Reforming Public Services

I will be travelling to and from London all day so there will be little or no opportunity to comment on the Beecham Review when it is unveiled later on. However, a number of points arise from this preview on the BBC's website.

The Welsh Assembly Government is quite right when it says that services need to be more responsive to public demand and more efficient. However, setting an arbitrary efficiency target of £2 billion by the end of the decade and then withholding the money at source will not produce that outcome. It deprives Councils of the opportunity to invest to save, prevents them planning over a long period of time to deliver sustainable efficiencies and forces short-term cuts in vital services that have nothing whatsoever to do with efficiency or effectiveness of delivery. If the Government want to deliver the Beecham agenda then they need to work with Councils not dictate to them.

To be fair, many Councils are aready starting to deliver this agenda but are being happened by the Assembly Government's approach to the Gershon Savings Review.

Plaid Cymru's Helen Mary Jones says of public services that "(There is) a lack of accountability, too many decision-making structures, much too complex." Whilst Welsh Liberal Democrat Assembly Leader, Mike German, states that "I don't want to see local councils reorganise yet again because that's a massive disruption but I think they've got to hear this warning and I think Sir Jeremy Beecham will be giving them a pretty sound warning. If they don't pull their finger out then they will get reorganised."

My view is that the Assembly Government has a bigger problem than local Councils in this regard. They need to get their act together in terms of accountability and transparency as well as in delivering effective and efficient services. The Welsh NHS is a basket case for a start. How we can start dictating to local Councils when we have not got it right ourselves I do not know.

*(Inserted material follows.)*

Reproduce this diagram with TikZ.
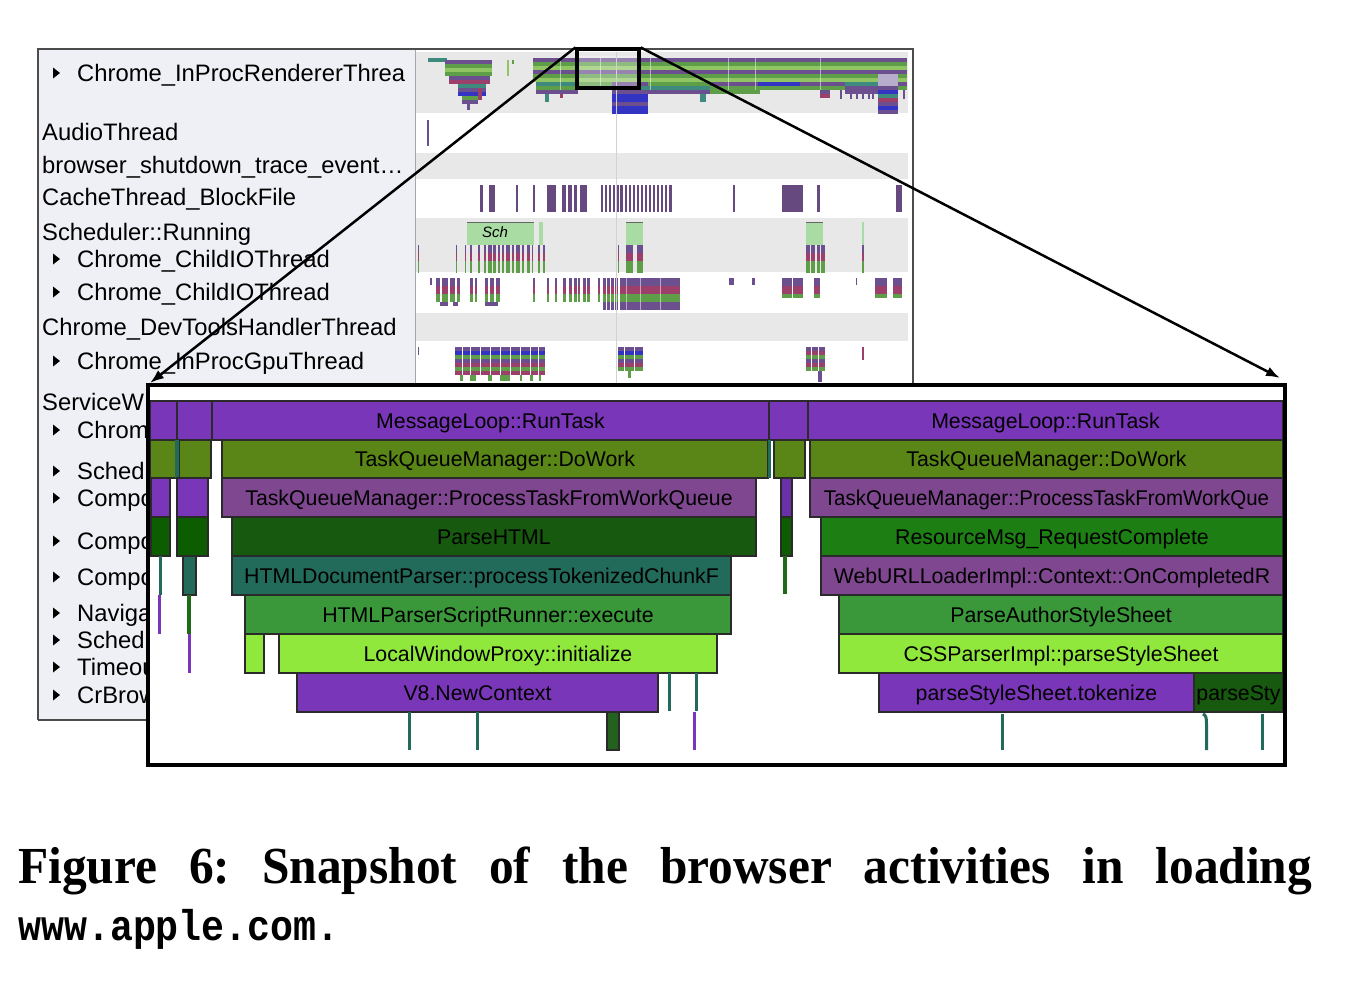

It is a not a liberal approach to use a big stick to deliver on this agenda. Threats will only bring resistance. This has to be a partnership or nothing. And as for reorganisation and mergers, well if you want to introduce organisational lethargy and the ossification of public services for the next decade then go ahead. There may well be a case to reduce the number of councils by merging some of the smallest but we have to recognise that such a process will be painful and difficult. It will put the Beecham agenda in those areas onto the back-burner for years as officers and members come to terms with the cultural and organisational issues that such a process will throw up.

Some less threats and more understanding would be very welcome and a whole lot more productive, as would a recognition that local Councillors are also democratically accountable and deserve more respect because of that.